• Set exercise: Write out the listing, please, but only from its first line through the line containing "ax.spines[s].set_linewidth(1)", exactly as given and without pictures.

[Plotting code records]
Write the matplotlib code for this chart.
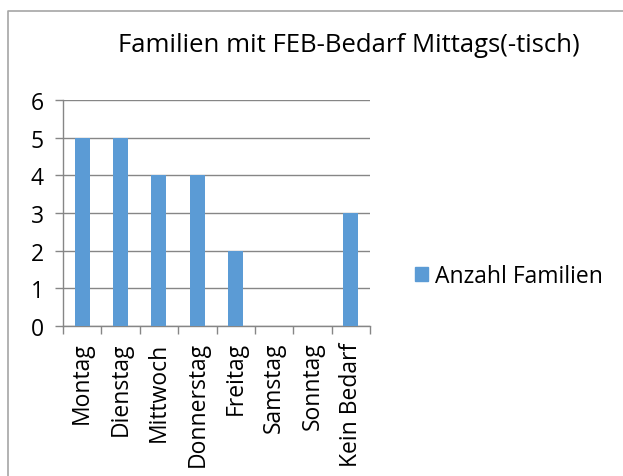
import matplotlib.pyplot as plt
from matplotlib.lines import Line2D
from matplotlib.patches import Patch

categories = ['Montag', 'Dienstag', 'Mittwoch', 'Donnerstag', 'Freitag',
              'Samstag', 'Sonntag', 'Kein Bedarf']
values = [5, 5, 4, 4, 2, 0, 0, 3]
yticks = [0, 1, 2, 3, 4, 5, 6]

W, H = 623, 477
bar_color = '#5B9BD5'
grid_color = '#868686'

plt.rcParams['font.family'] = ['Open Sans', 'DejaVu Sans']

fig = plt.figure(figsize=(W / 100, H / 100), dpi=100)
ax = fig.add_axes([63 / W, 1 - 327 / H, (370 - 63) / W, (327 - 101) / H])

x = list(range(len(categories)))
ax.bar(x, values, width=0.39, color=bar_color, zorder=3)

ax.set_xlim(-0.5, len(categories) - 0.5)
ax.set_ylim(0, 6)
ax.set_yticks(yticks)
ax.yaxis.grid(True, color=grid_color, linewidth=1)
ax.set_axisbelow(True)

for s in ['top', 'right']:
    ax.spines[s].set_visible(False)
for s in ['left', 'bottom']:
    ax.spines[s].set_color(grid_color)
    ax.spines[s].set_linewidth(1)

ax.tick_params(axis='y', length=5.8, width=1, color=grid_color,
               labelsize=16.5, pad=8)
ax.set_xticks(x)
ax.set_xticklabels(categories, rotation=90, fontsize=16.5)
ax.tick_params(axis='x', which='major', length=0, pad=11)
ax.set_xticks([i - 0.5 for i in range(len(categories) + 1)], minor=True)
ax.tick_params(axis='x', which='minor', length=5.8, width=1, color=grid_color)

fig.text(349 / W, 1 - 46 / H, 'Familien mit FEB-Bedarf Mittags(-tisch)',
         ha='center', va='center', fontsize=18.5)

handle = Patch(color=bar_color)
fig.legend([handle], ['Anzahl Familien'], loc='center left',
           bbox_to_anchor=(394 / W, 1 - 277 / H), frameon=False,
           fontsize=16.5, handlelength=0.6, handleheight=0.6,
           handletextpad=0.3)

fig.add_artist(Line2D([8 / W, 8 / W, 1], [0, 1 - 12 / H, 1 - 12 / H],
                      transform=fig.transFigure, color='#a6a6a6', linewidth=1.2))

fig.savefig('out.png', dpi=100)
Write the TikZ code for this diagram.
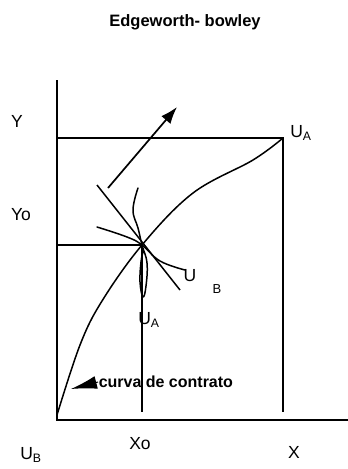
\documentclass[tikz,border=0pt]{standalone}
\usepackage{fontspec}
\setmainfont{Liberation Sans}
\usepackage{tikz}
\usetikzlibrary{arrows.meta,positioning,calc}

\begin{document}
\begin{tikzpicture}[
  x=1pt,y=-1pt,
  line width=1.5pt,
  lbl/.style={font=\fontsize{17.5}{20}\selectfont,inner sep=1pt},
  ttl/.style={font=\bfseries\fontsize{16.5}{19}\selectfont},
  curve/.style={line width=1.5pt,line join=round,line cap=round},
  arr/.style={-{Latex[length=17pt,width=12pt]},line width=1.7pt},
]
\useasboundingbox (0,0) rectangle (348,469);
% Title
\node[ttl] (title) at (185,22) {Edgeworth- bowley};
% Box
\coordinate (ob) at (57,420);
\coordinate (oa) at (283,138);
\coordinate (p) at (142,245);
\coordinate (ytop) at (57,80);
\coordinate (xend) at (348,420);
\draw (ytop) -- (ob) -- (xend);
\draw (57,138) -- (oa) -- (283,412);
\draw (57,245) -- (p) -- (142,412);
% contract curve
\draw[curve] plot[smooth,tension=0.6] coordinates
  {(57,415) (80,345) (102,301) (p) (193,193) (253,160) (oa)};
% tangent
\coordinate (t1) at (97,185);
\coordinate (t2) at (180,290);
\draw (t1) -- (t2);
% indifference curve B
\draw[curve] plot[smooth,tension=0.7] coordinates
  {(97,227) (127,237) (p) (160,261) (185,270)};
% indifference curve A
\draw[curve] plot[smooth,tension=0.7] coordinates
  {(138,188) (133,210) (138,228) (p) (147,263) (146,286) (143,297)
   (140,282) (141,262) (143,252)};
% direction arrow
\coordinate (a0) at (108,188);
\coordinate (a1) at (177,107);
\draw[arr] (a0) -- (a1);
% labels
\node[lbl] (y) at (17,121) {Y};
\node[lbl] (yo) at (21,215) {Yo};
\node[lbl] (ua) at (301,133) {U\textsubscript{A}};
\node[lbl] (ub) at (190,276) {U};
\node[lbl,font=\fontsize{13}{15}\selectfont] (ubs) at (217,289) {B};
\node[lbl] (ua2) at (149,320) {U\textsubscript{A}};
\node[lbl] (ub2) at (31,455) {U\textsubscript{B}};
\node[lbl] (xo) at (140,444) {Xo};
\node[lbl] (x) at (294,452) {X};
% contract label
\coordinate (cc) at (71,389);
\node[ttl,font=\bfseries\fontsize{16}{18}\selectfont,anchor=west,inner sep=0pt] (cl) at (98,382) {curva de contrato};
\draw[-{Latex[length=26pt,width=13pt]},line width=1pt] (cl.west) -- (cc);
\end{tikzpicture}
\end{document}
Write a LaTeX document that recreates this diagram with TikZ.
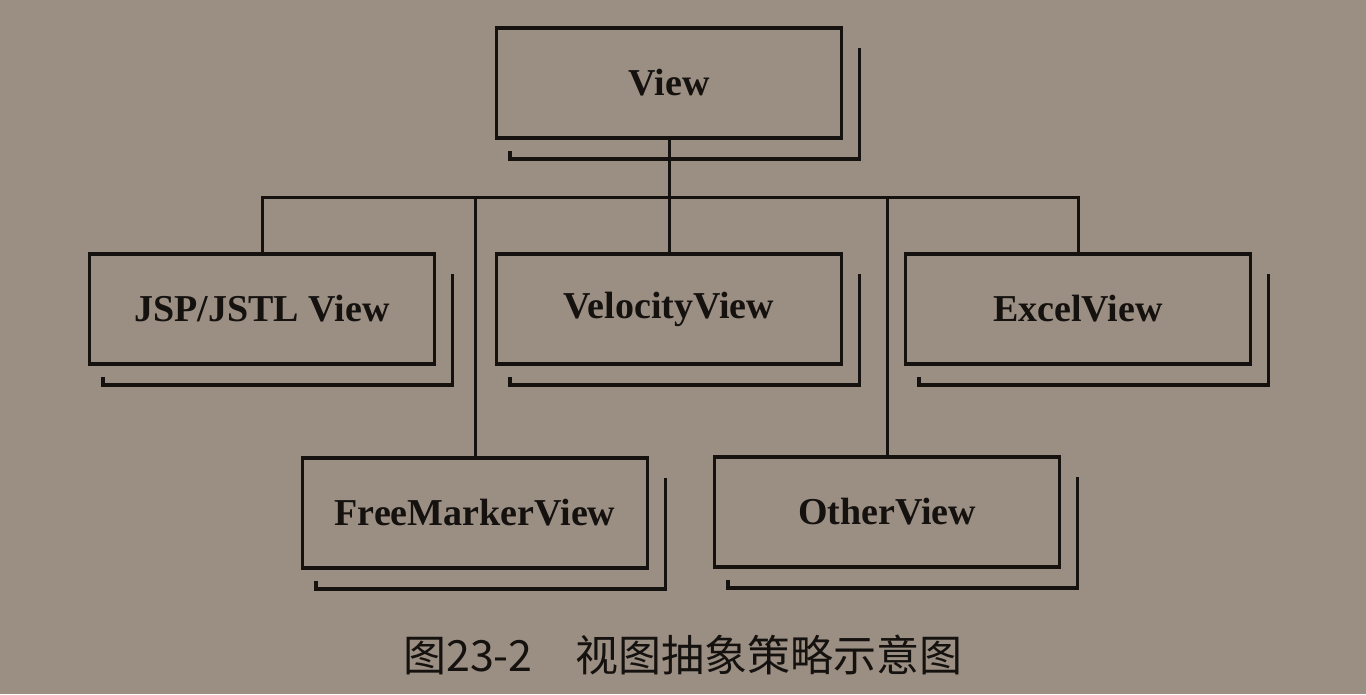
\documentclass[tikz,border=0pt]{standalone}
\usepackage{fontspec}
\setmainfont{Liberation Serif}
\newfontfamily\cjk{Noto Sans CJK SC}
\usepackage{tikz}
\usetikzlibrary{positioning,calc}
\definecolor{paper}{RGB}{155,143,131}
\definecolor{ink}{RGB}{20,17,15}
\tikzset{viewbox/.style={draw=ink,line width=3.5pt,minimum width=345pt,minimum height=110pt,inner sep=0pt,text=ink,font=\bfseries\fontsize{38}{40}\selectfont}}
\tikzset{shadowline/.style={draw=ink,line width=3.5pt}}

\begin{document}
\begin{tikzpicture}[x=1pt, y=-1pt, line width=3pt, draw=ink]
        \fill[paper] (0,0) rectangle (1366,694);
        \useasboundingbox (0,0) rectangle (1366,694);
        \node[viewbox] (view) at (669,83) {View};
        \node[viewbox] (jsp) at (262,309) {JSP/JSTL View};
        \node[viewbox] (vel) at (669,309) {VelocityView};
        \node[viewbox] (excel) at (1078,309) {ExcelView};
        \node[viewbox] (fm) at (475,513) {FreeMarkerView};
        \node[viewbox] (other) at (887,512) {OtherView};
        \coordinate (bus) at (0,197);
        % L-shaped shadows
        \foreach \n in {view,jsp,vel,excel,fm,other}
          \draw[shadowline] ([shift={(16,22)}]\n.north east) -- ([shift={(16,19)}]\n.south east) -- ([shift={(15,19)}]\n.south west) -- ++(0,-8);
        \draw[ink] (view.south) -- (view.south |- bus);
        \draw[ink] (jsp.north) -- (jsp.north |- bus) -- (excel.north |- bus) -- (excel.north);
        \foreach \n in {fm,vel,other}
          \draw[ink] (\n.north) -- (\n.north |- bus);
        \node[text=ink,font=\cjk\fontsize{43}{45}\selectfont] (caption) at (683,655) {图23-2　视图抽象策略示意图};
\end{tikzpicture}
\end{document}
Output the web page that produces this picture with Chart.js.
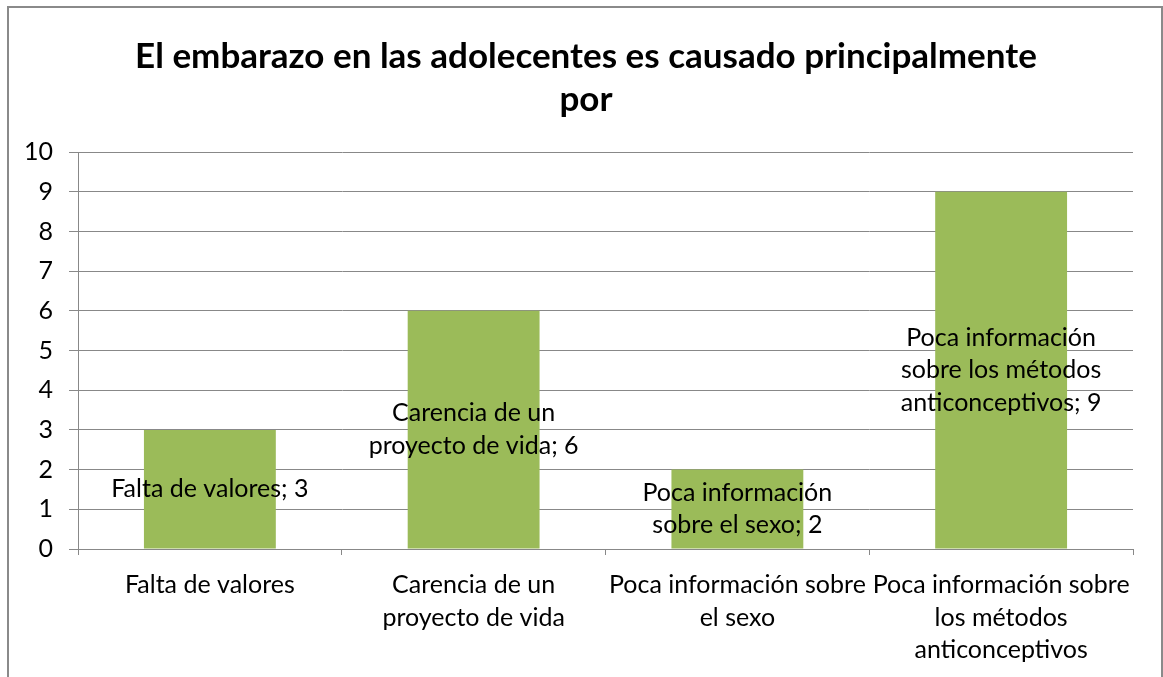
<!DOCTYPE html>
<html>
<head>
<meta charset="utf-8">
<script src="https://cdn.jsdelivr.net/npm/chart.js@4/dist/chart.umd.min.js"></script>
<style>
  html, body { margin: 0; padding: 0; background: #fff; }
  #frame { position: absolute; left: 7px; top: 6px; width: 1152px; height: 700px; border: 2px solid #8a8a8a; }
  #wrap { position: absolute; left: 0; top: 0; width: 1163px; height: 677px; }
</style>
</head>
<body>
<div id="frame"></div>
<div id="wrap"><canvas id="graphCanvas" width="1163" height="677"></canvas></div>
<script>
var titulo = ["El embarazo en las adolecentes es causado principalmente", "por"];
var Causas = [
  ["Falta de valores"],
  ["Carencia de un", "proyecto de vida"],
  ["Poca información sobre", "el sexo"],
  ["Poca información sobre", "los métodos", "anticonceptivos"]
];
// texto de las etiquetas dentro de las barras (el valor se agrega al final)
var Etiquetas = [
  ["Falta de valores"],
  ["Carencia de un", "proyecto de vida"],
  ["Poca información", "sobre el sexo"],
  ["Poca información", "sobre los métodos", "anticonceptivos"]
];
var Respuestas = [3, 6, 2, 9];

var fuente = "Lato, 'Open Sans', sans-serif";

var etiquetasBarras = {
  id: 'etiquetasBarras',
  afterLayout: function(chart){
    // el titulo va centrado un poco mas a la derecha
    chart.titleBlock.left += 39;
  },
  afterDatasetsDraw: function(chart){
    var ctx = chart.ctx;
    var meta = chart.getDatasetMeta(0);
    ctx.save();
    ctx.font = "25px " + fuente;
    ctx.fillStyle = "#000";
    ctx.textAlign = "center";
    ctx.textBaseline = "middle";
    meta.data.forEach(function(bar, i){
      var lineas = Etiquetas[i].slice();
      lineas[lineas.length - 1] += "; " + Respuestas[i];
      var alto = 32.5;
      var centro = (bar.y + bar.base) / 2;
      var y0 = centro - (lineas.length - 1) * alto / 2;
      lineas.forEach(function(t, j){
        ctx.fillText(t, bar.x, y0 + j * alto);
      });
    });
    ctx.restore();
  }
};

var chartdata = {
  labels: Causas,
  datasets: [
    {
      label: 'Respuestas',
      backgroundColor: '#9bbb59',
      borderWidth: 0,
      data: Respuestas,
      barPercentage: 0.5,
      categoryPercentage: 1
    }
  ]
};

var ctx = document.getElementById("graphCanvas");
var barGraph = new Chart(ctx, {
  type: 'bar',
  data: chartdata,
  plugins: [etiquetasBarras],
  options: {
    responsive: false,
    animation: false,
    layout: { padding: { left: 0, right: 30, top: 0, bottom: 0 } },
    plugins: {
      legend: { display: false },
      tooltip: { enabled: false },
      title: {
        display: true,
        text: titulo,
        color: '#000',
        font: { family: fuente, size: 35, weight: 'bold', lineHeight: 1.23 },
        padding: { top: 35, bottom: 31 }
      }
    },
    scales: {
      x: {
        afterFit: function(s){ s.height = 128; },
        grid: { drawOnChartArea: false, drawTicks: true, tickLength: 6, color: '#888', offset: true },
        border: { color: '#888', width: 1 },
        ticks: { color: '#000', font: { family: fuente, size: 25, lineHeight: 1.3 }, padding: 14, maxRotation: 0, autoSkip: false }
      },
      y: {
        min: 0,
        max: 10,
        afterFit: function(s){ s.width = 78; },
        grid: { color: '#888', tickLength: 9 },
        border: { color: '#888', width: 1 },
        ticks: { stepSize: 1, color: '#000', font: { family: fuente, size: 25 }, padding: 16 }
      }
    }
  }
});
</script>
</body>
</html>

• Exercise response:
Write the matplotlib code for this chart.
import matplotlib.pyplot as plt
from matplotlib.lines import Line2D
from matplotlib.patches import Patch

categories = ['Montag', 'Dienstag', 'Mittwoch', 'Donnerstag', 'Freitag',
              'Samstag', 'Sonntag', 'Kein Bedarf']
values = [5, 5, 4, 4, 2, 0, 0, 3]
yticks = [0, 1, 2, 3, 4, 5, 6]

W, H = 623, 477
bar_color = '#5B9BD5'
grid_color = '#868686'

plt.rcParams['font.family'] = ['Open Sans', 'DejaVu Sans']

fig = plt.figure(figsize=(W / 100, H / 100), dpi=100)
ax = fig.add_axes([63 / W, 1 - 327 / H, (370 - 63) / W, (327 - 101) / H])

x = list(range(len(categories)))
ax.bar(x, values, width=0.39, color=bar_color, zorder=3)

ax.set_xlim(-0.5, len(categories) - 0.5)
ax.set_ylim(0, 6)
ax.set_yticks(yticks)
ax.yaxis.grid(True, color=grid_color, linewidth=1)
ax.set_axisbelow(True)

for s in ['top', 'right']:
    ax.spines[s].set_visible(False)
for s in ['left', 'bottom']:
    ax.spines[s].set_color(grid_color)
    ax.spines[s].set_linewidth(1)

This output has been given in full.